The complaint says that in May 2003, NTC recommended that the plan invest in its Bond Index Fund, telling the plan’s fiduciaries that the fund met the plan’s need for a safe index fund and tracked the Lehman Brothers Long Term Government Bond Index.

One year after FedEx began investing in the Bond Index Fund, NTC approached the plan’s fiduciaries with a proposal that it allow NTC to lend assets of the plan, and the fiduciaries “advised NTC that FedEx was not interested in securities lending because any benefits provided by securities lending were not worth the risks associated with even traditional securities lending programs,” the suit says.

In addition, in 2006, the plan’s fiduciaries authorized NTC to begin investing plan assets in NTC’s Russell Index Fund, represented by NTC as having the objective to approximate the overall performance of the Russell 2000 index. NTC said it would eliminate from the fund any stock it deemed to have an inordinately high degree of credit risk.

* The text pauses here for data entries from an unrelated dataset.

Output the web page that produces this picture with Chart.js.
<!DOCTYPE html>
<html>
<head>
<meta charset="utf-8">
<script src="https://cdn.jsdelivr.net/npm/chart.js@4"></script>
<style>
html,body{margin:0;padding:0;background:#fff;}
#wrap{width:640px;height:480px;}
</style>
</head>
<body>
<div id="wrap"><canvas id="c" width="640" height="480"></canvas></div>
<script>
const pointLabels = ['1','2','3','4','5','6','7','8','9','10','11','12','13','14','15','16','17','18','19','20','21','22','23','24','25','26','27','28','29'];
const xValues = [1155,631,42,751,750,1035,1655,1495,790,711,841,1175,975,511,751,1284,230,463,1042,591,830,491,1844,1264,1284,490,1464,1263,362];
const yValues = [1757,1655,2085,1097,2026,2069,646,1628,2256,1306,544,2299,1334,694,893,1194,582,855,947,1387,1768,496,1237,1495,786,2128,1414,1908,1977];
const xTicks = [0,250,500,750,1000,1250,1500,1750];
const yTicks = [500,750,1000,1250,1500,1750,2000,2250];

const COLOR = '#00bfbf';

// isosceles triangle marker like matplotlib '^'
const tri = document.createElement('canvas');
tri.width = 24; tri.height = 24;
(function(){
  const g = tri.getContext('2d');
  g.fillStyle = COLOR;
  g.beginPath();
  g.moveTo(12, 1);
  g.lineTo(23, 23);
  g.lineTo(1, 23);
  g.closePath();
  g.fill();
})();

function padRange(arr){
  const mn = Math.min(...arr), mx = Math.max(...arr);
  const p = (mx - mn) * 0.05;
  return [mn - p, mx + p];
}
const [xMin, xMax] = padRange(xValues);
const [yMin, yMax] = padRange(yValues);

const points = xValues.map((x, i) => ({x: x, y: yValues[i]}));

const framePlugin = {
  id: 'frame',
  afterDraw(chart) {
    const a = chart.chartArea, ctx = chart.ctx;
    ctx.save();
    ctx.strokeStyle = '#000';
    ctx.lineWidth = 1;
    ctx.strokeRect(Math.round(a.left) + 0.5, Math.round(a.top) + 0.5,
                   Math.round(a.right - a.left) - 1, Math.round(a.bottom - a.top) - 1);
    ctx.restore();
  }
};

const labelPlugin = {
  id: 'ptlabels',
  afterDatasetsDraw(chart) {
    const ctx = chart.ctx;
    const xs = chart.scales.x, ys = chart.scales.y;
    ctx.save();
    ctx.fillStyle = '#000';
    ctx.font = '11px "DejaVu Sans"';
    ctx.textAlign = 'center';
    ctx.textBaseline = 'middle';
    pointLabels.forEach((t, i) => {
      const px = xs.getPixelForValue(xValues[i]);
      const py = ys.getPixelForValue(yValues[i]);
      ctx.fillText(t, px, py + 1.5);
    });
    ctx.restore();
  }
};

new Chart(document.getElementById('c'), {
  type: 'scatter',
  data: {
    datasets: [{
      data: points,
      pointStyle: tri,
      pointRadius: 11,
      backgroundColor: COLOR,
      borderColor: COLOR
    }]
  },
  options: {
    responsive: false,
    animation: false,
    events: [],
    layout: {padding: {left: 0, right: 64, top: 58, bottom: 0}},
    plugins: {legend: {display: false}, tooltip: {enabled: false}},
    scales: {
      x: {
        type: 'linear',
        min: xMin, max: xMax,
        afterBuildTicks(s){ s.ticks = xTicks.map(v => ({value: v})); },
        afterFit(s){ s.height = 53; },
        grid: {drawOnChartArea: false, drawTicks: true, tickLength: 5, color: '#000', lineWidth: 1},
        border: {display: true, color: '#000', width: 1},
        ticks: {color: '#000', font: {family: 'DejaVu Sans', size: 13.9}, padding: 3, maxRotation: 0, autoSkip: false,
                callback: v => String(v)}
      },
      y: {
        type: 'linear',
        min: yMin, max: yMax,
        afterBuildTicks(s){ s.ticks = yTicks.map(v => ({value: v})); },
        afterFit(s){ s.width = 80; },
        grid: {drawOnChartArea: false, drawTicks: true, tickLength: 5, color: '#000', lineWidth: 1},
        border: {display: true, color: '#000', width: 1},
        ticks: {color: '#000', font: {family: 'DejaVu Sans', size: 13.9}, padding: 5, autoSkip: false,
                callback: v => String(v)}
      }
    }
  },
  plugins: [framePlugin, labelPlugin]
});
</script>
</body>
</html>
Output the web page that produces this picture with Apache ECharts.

FedEx insists that at no point did the plan’s fiduciaries execute a securities lending agreement authorizing NTC to loan out plan assets.

However, in September 2008, when the FedEx plan’s fiduciaries decided to change the plan’s overall investment strategy moving away from the Bond Index Fund, they learned that over 80% of the plan’s assets in the Bond Index Fund had been loaned out to borrowers and that the cash collateral held in return for the securities was invested in a pool of securities known as the Core USA Fund, managed by NTI

“Despite NTC’s knowledge of FedEx’s investment objectives and its aversion to securities lending, it did not advise FedEx that 80% of the Bond Index Fund and 50% of the Russell Index Fund would be involved in securities lending or that any collateral obtained for the loaned securities would be invested in securities with a higher aggregate risk than the loaned securities,” the complaint said.

The lawsuit by FedEx Corp. against Northern Trust further alleges that in early October 2008, NTI reached an agreement under which it would make eight installment payments to the FedEx plan to allow the plan to withdraw from both index funds, but NTI reneged on this agreement and gave FedEx other withdrawal options that it deemed unacceptable.

"NTC's current withdrawal option essentially requires that FedEx use the proceeds from the highly marketable and liquid US Treasury securities that it originally purchased to pay back the borrowers, leaving FedEx with the Core USA fund securities, many of which are impaired and/or cannot be liquidated at the present time, if ever," the complaint said.

The FedEx suit is the second securities lending suit against Northern Trust.    In October, representatives of BP's defined contribution and defined benefit plans accused NTI and NTC of carrying out imprudent securities lending activities that resulted in substantial losses and not disclosing those losses (See Northern Trust Hit with Securities Lending Lawsuit).